CBD safety and risks for dogs have not yet been researched. The FDA has not approved CBD and has not issued a dosing chart but then again, it’s not classified as a drug yet? There is always the risk of toxicity, adverse reactions and contraindications with natural products like CBD but based on having worked with a Direct -to-Consumer Pet CBD company doing a ton of research and reading many positive reviews submitted by customers for Anxiety, I would think its fairly safe trying it for dog. Start with a small dose and gradually increase it if your dog tolerates it. You should also do your homework when looking for CBD as there are many companies touting, they are the best but you should enquire about lab reports & purity. Just because a company has high product prices it does not indicate that they have a higher quality product. CBD has very generous margins for sellers. One thing to note is that CBD can have a sedative affect. Always consult your veterinarian first before starting your dog on CBD.

There are many products that trainers and behaviorists suggest for Separation Anxiety including, treat dispensing toys, DogTV, anxiety wraps, treat dispensing toys, Snuggle Puppy and tech toys operated from smartphones with two-way communication and treat dispensing capabilities.

 

A study in Finland concluded that 73% of 13,715 dogs and 264 breeds exhibited some type of anxiety.

Wheaten terriers had noise sensitivity, while miniature schnauzers and Staffordshire bull terriers were less sensitive to noises.

Spanish water dogs, Shetland sheepdogs, and mixed breed dogs were the canines in which fearfulness was most common.

Large breeds and small breeds also differed in terms of anxiety-like behaviors. For example, among the miniature schnauzers in this study, 10.6% showed aggression toward strangers, compared with only 0.4% of Labrador retrievers.

But why are such anxious behaviors so common in dogs? The researchers cannot say for sure, but they hypothesize that the dogs’ genetic makeup may have something to do with their predisposition to different types of anxiety.

 

If you are neurotic and anxious, your dog may be feeling the stress, too.

Numerous studies have found that dogs and their owners can experience synchronized emotions and stress levels, especially during acutely stressful or exciting activities such as competitions or police work.
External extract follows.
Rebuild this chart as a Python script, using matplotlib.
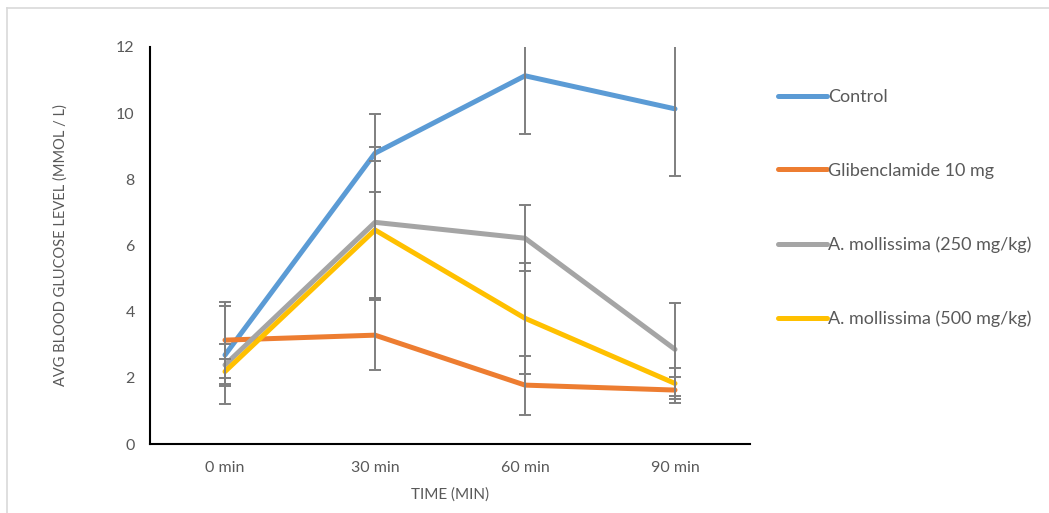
import numpy as np
import matplotlib
matplotlib.use('Agg')
import matplotlib.pyplot as plt
from matplotlib.lines import Line2D

plt.rcParams['font.family'] = ['Lato', 'DejaVu Sans']

# 数据
time_labels = ['0 min', '30 min', '60 min', '90 min']
series_names = ['Control', 'Glibenclamide 10 mg',
                'A. mollissima (250 mg/kg)', 'A. mollissima (500 mg/kg)']
control = [2.69, 8.79, 11.13, 10.13]
control_err = [1.47, 1.18, 1.76, 2.02]
gliben = [3.14, 3.29, 1.78, 1.63]
gliben_err = [1.14, 1.05, 0.89, 0.39]
moll_250 = [2.39, 6.70, 6.22, 2.86]
moll_250_err = [0.64, 2.29, 1.00, 1.41]
moll_500 = [2.19, 6.47, 3.80, 1.83]
moll_500_err = [0.38, 2.08, 1.68, 0.48]

colors = ['#5B9BD5', '#ED7D31', '#A5A5A5', '#FFC000']
text_color = '#595959'

fig = plt.figure(figsize=(10.49, 5.13), dpi=100)
ax = fig.add_axes([150 / 1049, 1 - 444 / 513, 600 / 1049, 397 / 513])

x = np.arange(len(time_labels))
all_vals = [control, gliben, moll_250, moll_500]
all_errs = [control_err, gliben_err, moll_250_err, moll_500_err]

for vals, errs, name, c in zip(all_vals, all_errs, series_names, colors):
    ax.plot(x, vals, color=c, linewidth=3.6, label=name, zorder=2,
            solid_capstyle='round', solid_joinstyle='round')
    ax.errorbar(x, vals, yerr=errs, fmt='none', ecolor='#7F7F7F',
                elinewidth=1.4, capsize=4, capthick=1.4, zorder=3)

ax.set_xlim(-0.5, 3.5)
ax.set_ylim(0, 12)
ax.set_yticks(range(0, 13, 2))
ax.set_xticks(x)
ax.set_xticklabels(time_labels)
ax.tick_params(length=0, labelsize=11.5, colors=text_color)
ax.tick_params(axis='y', pad=11)
ax.tick_params(axis='x', pad=12)

for s in ['top', 'right']:
    ax.spines[s].set_visible(False)
for s in ['left', 'bottom']:
    ax.spines[s].set_color('#000000')
    ax.spines[s].set_linewidth(1.5)

ax.set_ylabel('AVG BLOOD GLUCOSE LEVEL (MMOL / L)', fontsize=10.5, color=text_color, labelpad=35)
ax.set_xlabel('TIME (MIN)', fontsize=11, color=text_color, labelpad=9)

leg = ax.legend(loc='upper left', bbox_to_anchor=(778 / 1049, 1 - 89 / 513),
                bbox_transform=fig.transFigure, frameon=False, fontsize=13,
                handlelength=2.7, handletextpad=0.08, labelspacing=3.2,
                borderaxespad=0, borderpad=0)
for t in leg.get_texts():
    t.set_color(text_color)

# 图表区域边框（仅左侧和上方可见）
fig.add_artist(Line2D([7 / 1049, 7 / 1049], [0, 1 - 8 / 513], transform=fig.transFigure,
                      color='#D9D9D9', linewidth=1.2))
fig.add_artist(Line2D([7 / 1049, 1], [1 - 8 / 513, 1 - 8 / 513], transform=fig.transFigure,
                      color='#D9D9D9', linewidth=1.2))

plt.savefig('out.png', dpi=100)
plt.close()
A new study followed dogs and their owners over the course of months to see how stress hormones in both animal and human changed over time.

The results suggest that dogs may be quite sensitive to human stress. "If the owner is stressed, then the dog is also likely to mirror that stress," explains Lina Roth, a professor at Linkoping University in Sweden and an author of the study published in Nature's Scientific Reports.